Records ▸
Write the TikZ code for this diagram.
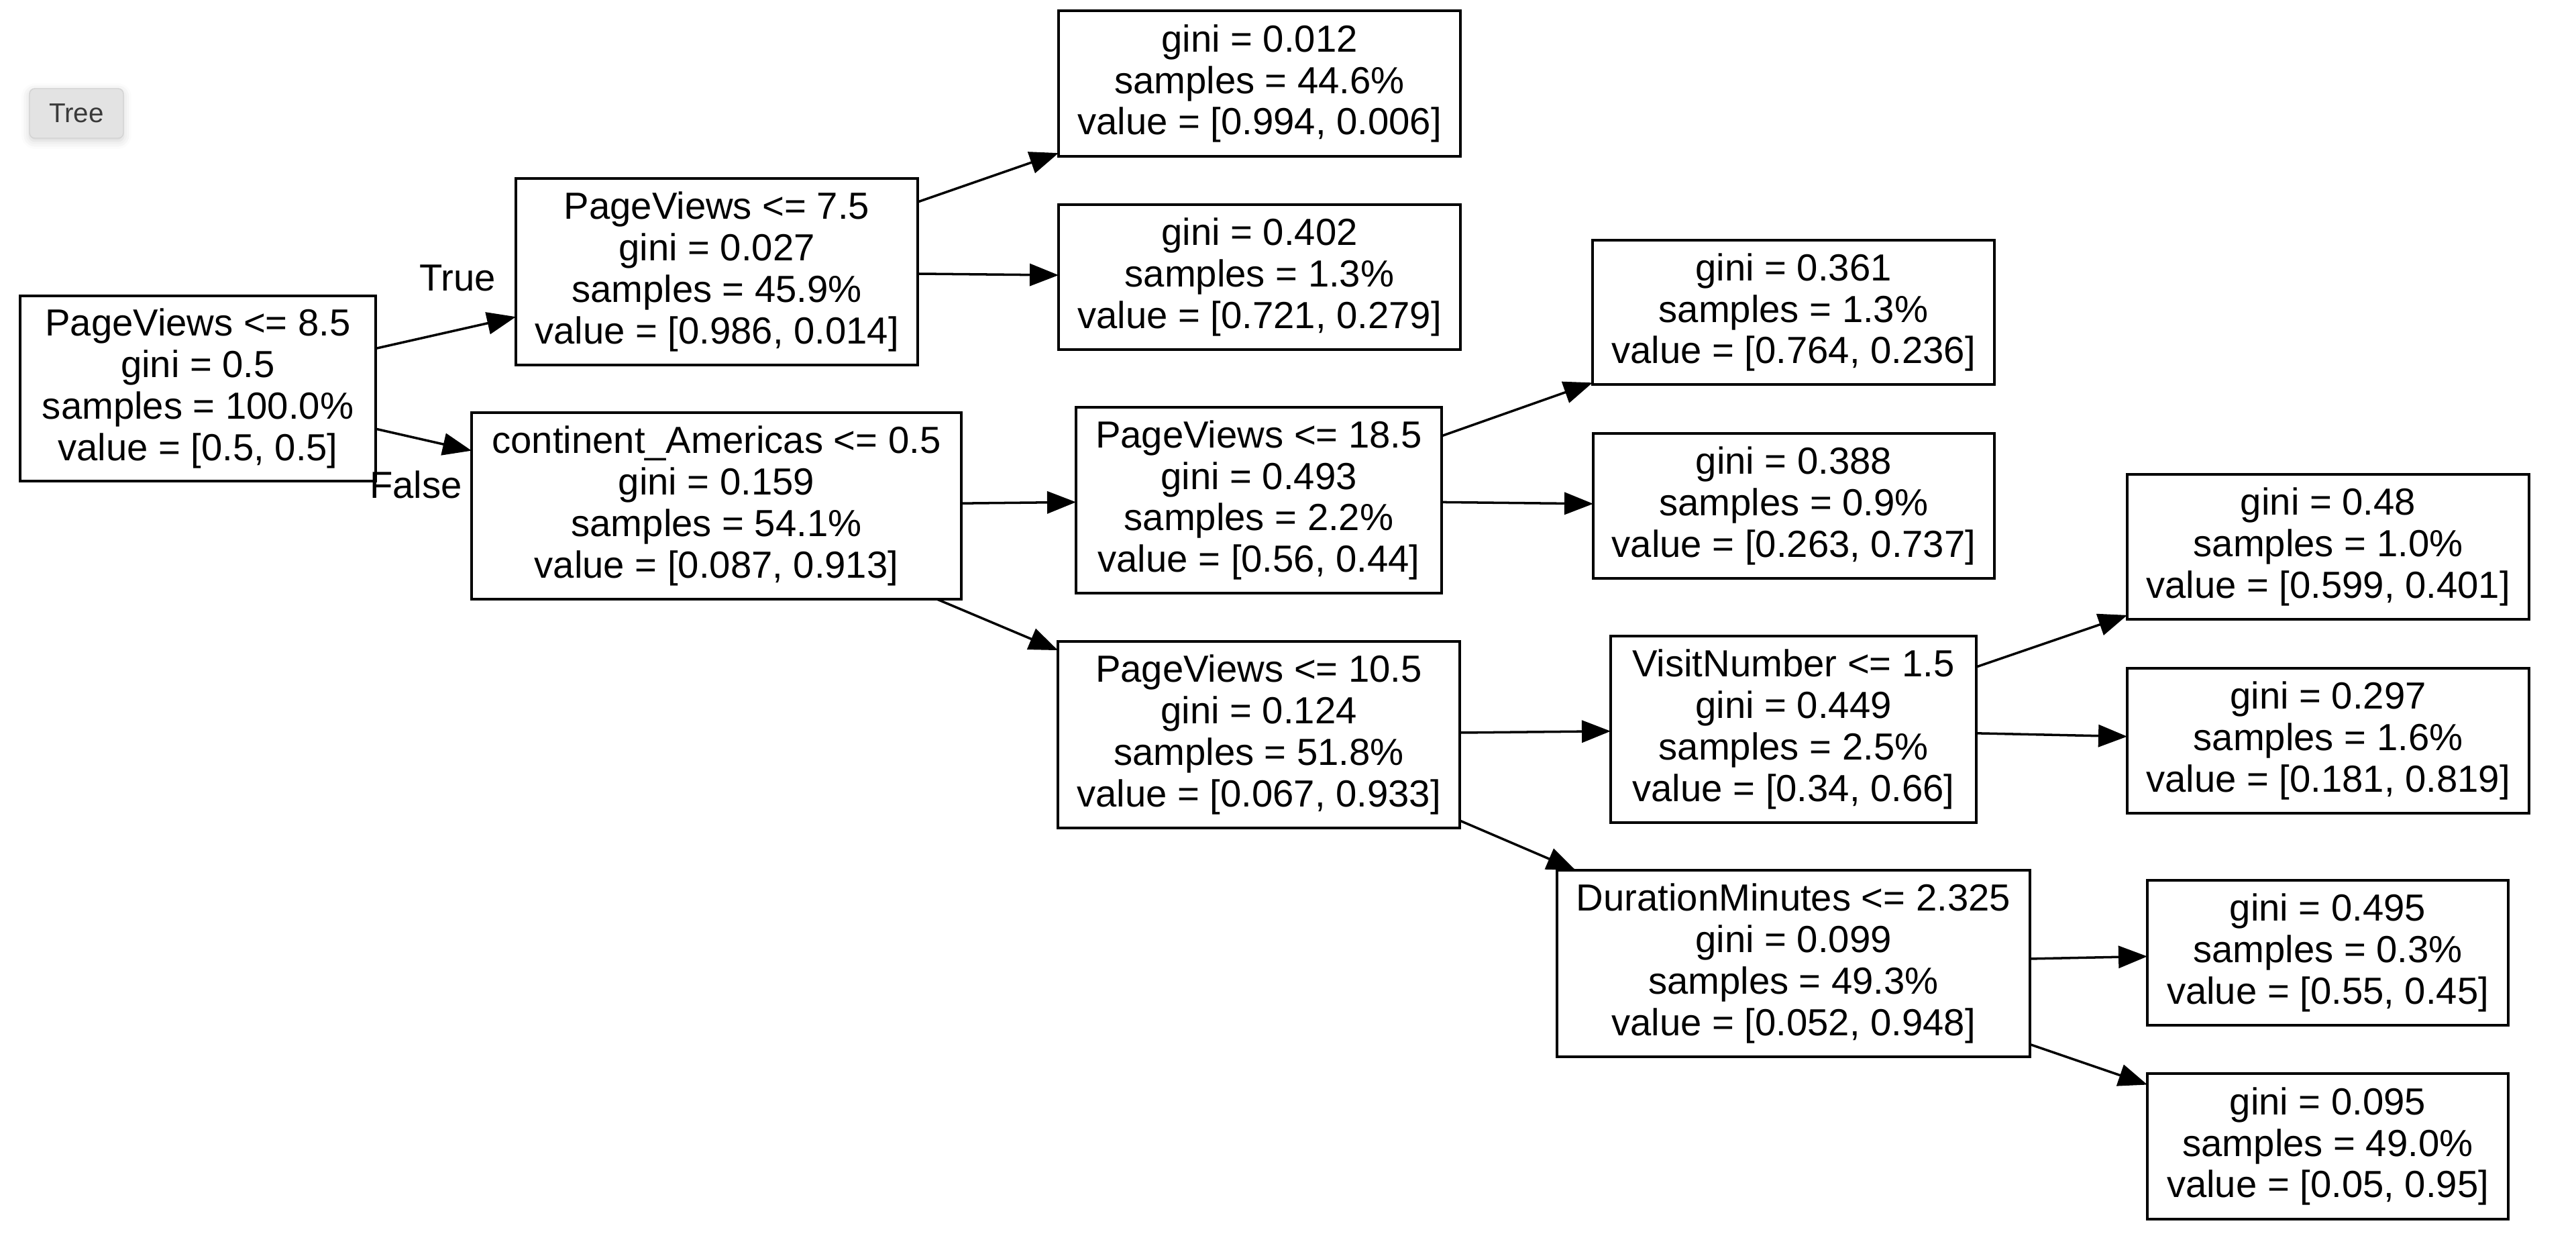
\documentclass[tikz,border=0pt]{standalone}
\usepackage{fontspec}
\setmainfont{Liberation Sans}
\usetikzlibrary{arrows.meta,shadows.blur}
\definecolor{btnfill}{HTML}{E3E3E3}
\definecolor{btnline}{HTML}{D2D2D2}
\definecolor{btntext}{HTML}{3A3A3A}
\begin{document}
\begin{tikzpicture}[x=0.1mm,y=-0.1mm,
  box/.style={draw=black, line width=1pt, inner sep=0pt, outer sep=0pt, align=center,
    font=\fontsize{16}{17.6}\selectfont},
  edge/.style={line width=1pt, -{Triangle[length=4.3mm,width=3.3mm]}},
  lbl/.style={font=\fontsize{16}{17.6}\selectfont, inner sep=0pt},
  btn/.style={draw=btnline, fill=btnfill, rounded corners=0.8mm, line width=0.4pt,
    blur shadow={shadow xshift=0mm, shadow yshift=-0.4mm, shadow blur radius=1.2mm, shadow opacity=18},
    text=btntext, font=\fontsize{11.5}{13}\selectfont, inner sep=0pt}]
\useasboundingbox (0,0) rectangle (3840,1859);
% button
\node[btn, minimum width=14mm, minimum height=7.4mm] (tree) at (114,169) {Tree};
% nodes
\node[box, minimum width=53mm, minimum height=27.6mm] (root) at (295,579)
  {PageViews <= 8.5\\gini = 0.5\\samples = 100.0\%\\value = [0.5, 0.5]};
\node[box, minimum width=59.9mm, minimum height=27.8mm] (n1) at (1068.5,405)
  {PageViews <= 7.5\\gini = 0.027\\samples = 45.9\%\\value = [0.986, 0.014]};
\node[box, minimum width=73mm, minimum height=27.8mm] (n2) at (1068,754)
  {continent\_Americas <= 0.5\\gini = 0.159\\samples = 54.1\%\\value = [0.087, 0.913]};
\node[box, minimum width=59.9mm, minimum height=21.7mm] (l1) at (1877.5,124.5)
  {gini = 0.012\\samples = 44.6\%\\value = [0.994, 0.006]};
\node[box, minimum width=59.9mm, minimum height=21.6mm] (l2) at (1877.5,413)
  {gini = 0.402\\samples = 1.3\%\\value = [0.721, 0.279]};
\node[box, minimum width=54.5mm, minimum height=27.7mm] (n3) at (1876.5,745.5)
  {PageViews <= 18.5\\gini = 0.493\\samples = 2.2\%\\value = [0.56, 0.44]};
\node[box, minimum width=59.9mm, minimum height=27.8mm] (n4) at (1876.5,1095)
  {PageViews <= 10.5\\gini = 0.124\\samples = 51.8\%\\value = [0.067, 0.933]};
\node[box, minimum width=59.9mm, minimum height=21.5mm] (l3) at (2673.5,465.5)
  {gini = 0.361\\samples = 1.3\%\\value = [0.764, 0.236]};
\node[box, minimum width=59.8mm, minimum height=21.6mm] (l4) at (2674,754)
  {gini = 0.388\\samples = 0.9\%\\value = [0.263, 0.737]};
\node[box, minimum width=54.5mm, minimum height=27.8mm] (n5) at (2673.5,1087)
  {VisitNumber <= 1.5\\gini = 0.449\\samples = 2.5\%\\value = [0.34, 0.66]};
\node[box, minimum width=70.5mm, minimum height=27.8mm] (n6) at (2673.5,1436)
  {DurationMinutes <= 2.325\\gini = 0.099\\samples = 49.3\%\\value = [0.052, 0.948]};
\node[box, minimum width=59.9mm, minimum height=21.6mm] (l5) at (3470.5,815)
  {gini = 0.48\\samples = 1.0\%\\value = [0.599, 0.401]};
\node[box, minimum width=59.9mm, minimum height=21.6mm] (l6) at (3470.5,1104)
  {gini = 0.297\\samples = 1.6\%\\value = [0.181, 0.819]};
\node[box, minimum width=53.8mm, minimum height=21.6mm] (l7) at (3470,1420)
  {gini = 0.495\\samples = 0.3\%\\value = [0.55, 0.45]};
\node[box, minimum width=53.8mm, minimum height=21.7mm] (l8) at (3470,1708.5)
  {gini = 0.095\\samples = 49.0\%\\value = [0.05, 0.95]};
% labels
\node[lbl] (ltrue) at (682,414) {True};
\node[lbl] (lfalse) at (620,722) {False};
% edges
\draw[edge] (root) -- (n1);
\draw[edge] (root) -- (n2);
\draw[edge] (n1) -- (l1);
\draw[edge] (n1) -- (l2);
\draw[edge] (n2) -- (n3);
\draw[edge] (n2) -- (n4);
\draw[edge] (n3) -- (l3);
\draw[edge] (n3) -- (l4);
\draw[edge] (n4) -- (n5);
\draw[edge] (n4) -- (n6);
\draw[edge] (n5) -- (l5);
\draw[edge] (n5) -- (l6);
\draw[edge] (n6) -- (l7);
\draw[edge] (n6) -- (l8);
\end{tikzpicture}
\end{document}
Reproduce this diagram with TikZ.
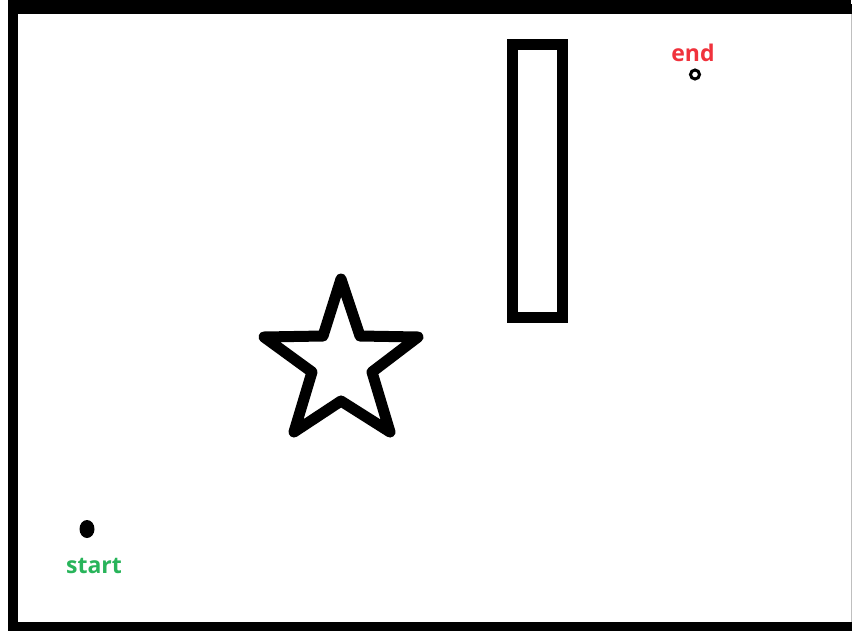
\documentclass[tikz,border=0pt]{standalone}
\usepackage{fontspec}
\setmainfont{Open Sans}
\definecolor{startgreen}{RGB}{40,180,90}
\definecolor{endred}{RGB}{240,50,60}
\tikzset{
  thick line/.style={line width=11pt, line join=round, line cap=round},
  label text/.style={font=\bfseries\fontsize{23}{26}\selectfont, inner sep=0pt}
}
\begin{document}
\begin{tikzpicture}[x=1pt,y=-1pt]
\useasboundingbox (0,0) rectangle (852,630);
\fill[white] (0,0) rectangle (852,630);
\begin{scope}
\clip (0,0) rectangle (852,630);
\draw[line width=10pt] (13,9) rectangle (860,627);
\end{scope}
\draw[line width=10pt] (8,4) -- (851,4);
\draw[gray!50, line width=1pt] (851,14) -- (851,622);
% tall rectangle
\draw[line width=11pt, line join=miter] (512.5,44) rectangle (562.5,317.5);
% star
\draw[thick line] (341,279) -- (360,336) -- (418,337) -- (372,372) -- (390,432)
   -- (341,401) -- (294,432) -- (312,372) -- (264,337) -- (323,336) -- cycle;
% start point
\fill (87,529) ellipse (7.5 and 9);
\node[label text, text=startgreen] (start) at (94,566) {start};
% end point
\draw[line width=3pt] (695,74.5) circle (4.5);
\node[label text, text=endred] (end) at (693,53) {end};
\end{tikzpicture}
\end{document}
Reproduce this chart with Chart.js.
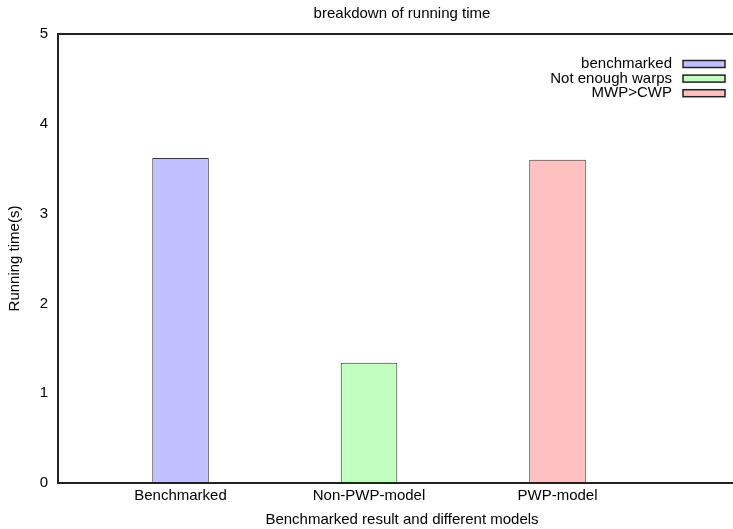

Description of the task ▸ Make an exact copy of all entries above, dropping the images.

Completed task ▸
Write the TikZ code for this diagram.
\documentclass[tikz,border=0pt]{standalone}
\usepackage{fontspec}
\setmainfont{Liberation Sans}
\usetikzlibrary{arrows.meta,shadows.blur}
\definecolor{btnfill}{HTML}{E3E3E3}
\definecolor{btnline}{HTML}{D2D2D2}
\definecolor{btntext}{HTML}{3A3A3A}
\begin{document}
\begin{tikzpicture}[x=0.1mm,y=-0.1mm,
  box/.style={draw=black, line width=1pt, inner sep=0pt, outer sep=0pt, align=center,
    font=\fontsize{16}{17.6}\selectfont},
  edge/.style={line width=1pt, -{Triangle[length=4.3mm,width=3.3mm]}},
  lbl/.style={font=\fontsize{16}{17.6}\selectfont, inner sep=0pt},
  btn/.style={draw=btnline, fill=btnfill, rounded corners=0.8mm, line width=0.4pt,
    blur shadow={shadow xshift=0mm, shadow yshift=-0.4mm, shadow blur radius=1.2mm, shadow opacity=18},
    text=btntext, font=\fontsize{11.5}{13}\selectfont, inner sep=0pt}]
\useasboundingbox (0,0) rectangle (3840,1859);
% button
\node[btn, minimum width=14mm, minimum height=7.4mm] (tree) at (114,169) {Tree};
% nodes
\node[box, minimum width=53mm, minimum height=27.6mm] (root) at (295,579)
  {PageViews <= 8.5\\gini = 0.5\\samples = 100.0\%\\value = [0.5, 0.5]};
\node[box, minimum width=59.9mm, minimum height=27.8mm] (n1) at (1068.5,405)
  {PageViews <= 7.5\\gini = 0.027\\samples = 45.9\%\\value = [0.986, 0.014]};
\node[box, minimum width=73mm, minimum height=27.8mm] (n2) at (1068,754)
  {continent\_Americas <= 0.5\\gini = 0.159\\samples = 54.1\%\\value = [0.087, 0.913]};
\node[box, minimum width=59.9mm, minimum height=21.7mm] (l1) at (1877.5,124.5)
  {gini = 0.012\\samples = 44.6\%\\value = [0.994, 0.006]};
\node[box, minimum width=59.9mm, minimum height=21.6mm] (l2) at (1877.5,413)
  {gini = 0.402\\samples = 1.3\%\\value = [0.721, 0.279]};
\node[box, minimum width=54.5mm, minimum height=27.7mm] (n3) at (1876.5,745.5)
  {PageViews <= 18.5\\gini = 0.493\\samples = 2.2\%\\value = [0.56, 0.44]};
\node[box, minimum width=59.9mm, minimum height=27.8mm] (n4) at (1876.5,1095)
  {PageViews <= 10.5\\gini = 0.124\\samples = 51.8\%\\value = [0.067, 0.933]};
\node[box, minimum width=59.9mm, minimum height=21.5mm] (l3) at (2673.5,465.5)
  {gini = 0.361\\samples = 1.3\%\\value = [0.764, 0.236]};
\node[box, minimum width=59.8mm, minimum height=21.6mm] (l4) at (2674,754)
  {gini = 0.388\\samples = 0.9\%\\value = [0.263, 0.737]};
\node[box, minimum width=54.5mm, minimum height=27.8mm] (n5) at (2673.5,1087)
  {VisitNumber <= 1.5\\gini = 0.449\\samples = 2.5\%\\value = [0.34, 0.66]};
\node[box, minimum width=70.5mm, minimum height=27.8mm] (n6) at (2673.5,1436)
  {DurationMinutes <= 2.325\\gini = 0.099\\samples = 49.3\%\\value = [0.052, 0.948]};
\node[box, minimum width=59.9mm, minimum height=21.6mm] (l5) at (3470.5,815)
  {gini = 0.48\\samples = 1.0\%\\value = [0.599, 0.401]};
\node[box, minimum width=59.9mm, minimum height=21.6mm] (l6) at (3470.5,1104)
  {gini = 0.297\\samples = 1.6\%\\value = [0.181, 0.819]};
\node[box, minimum width=53.8mm, minimum height=21.6mm] (l7) at (3470,1420)
  {gini = 0.495\\samples = 0.3\%\\value = [0.55, 0.45]};
\node[box, minimum width=53.8mm, minimum height=21.7mm] (l8) at (3470,1708.5)
  {gini = 0.095\\samples = 49.0\%\\value = [0.05, 0.95]};
% labels
\node[lbl] (ltrue) at (682,414) {True};
\node[lbl] (lfalse) at (620,722) {False};
% edges
\draw[edge] (root) -- (n1);
\draw[edge] (root) -- (n2);
\draw[edge] (n1) -- (l1);
\draw[edge] (n1) -- (l2);
\draw[edge] (n2) -- (n3);
\draw[edge] (n2) -- (n4);
\draw[edge] (n3) -- (l3);
\draw[edge] (n3) -- (l4);
\draw[edge] (n4) -- (n5);
\draw[edge] (n4) -- (n6);
\draw[edge] (n5) -- (l5);
\draw[edge] (n5) -- (l6);
\draw[edge] (n6) -- (l7);
\draw[edge] (n6) -- (l8);
\end{tikzpicture}
\end{document}
Reproduce this diagram with TikZ.
\documentclass[tikz,border=0pt]{standalone}
\usepackage{fontspec}
\setmainfont{Open Sans}
\definecolor{startgreen}{RGB}{40,180,90}
\definecolor{endred}{RGB}{240,50,60}
\tikzset{
  thick line/.style={line width=11pt, line join=round, line cap=round},
  label text/.style={font=\bfseries\fontsize{23}{26}\selectfont, inner sep=0pt}
}
\begin{document}
\begin{tikzpicture}[x=1pt,y=-1pt]
\useasboundingbox (0,0) rectangle (852,630);
\fill[white] (0,0) rectangle (852,630);
\begin{scope}
\clip (0,0) rectangle (852,630);
\draw[line width=10pt] (13,9) rectangle (860,627);
\end{scope}
\draw[line width=10pt] (8,4) -- (851,4);
\draw[gray!50, line width=1pt] (851,14) -- (851,622);
% tall rectangle
\draw[line width=11pt, line join=miter] (512.5,44) rectangle (562.5,317.5);
% star
\draw[thick line] (341,279) -- (360,336) -- (418,337) -- (372,372) -- (390,432)
   -- (341,401) -- (294,432) -- (312,372) -- (264,337) -- (323,336) -- cycle;
% start point
\fill (87,529) ellipse (7.5 and 9);
\node[label text, text=startgreen] (start) at (94,566) {start};
% end point
\draw[line width=3pt] (695,74.5) circle (4.5);
\node[label text, text=endred] (end) at (693,53) {end};
\end{tikzpicture}
\end{document}
Reproduce this chart with Chart.js.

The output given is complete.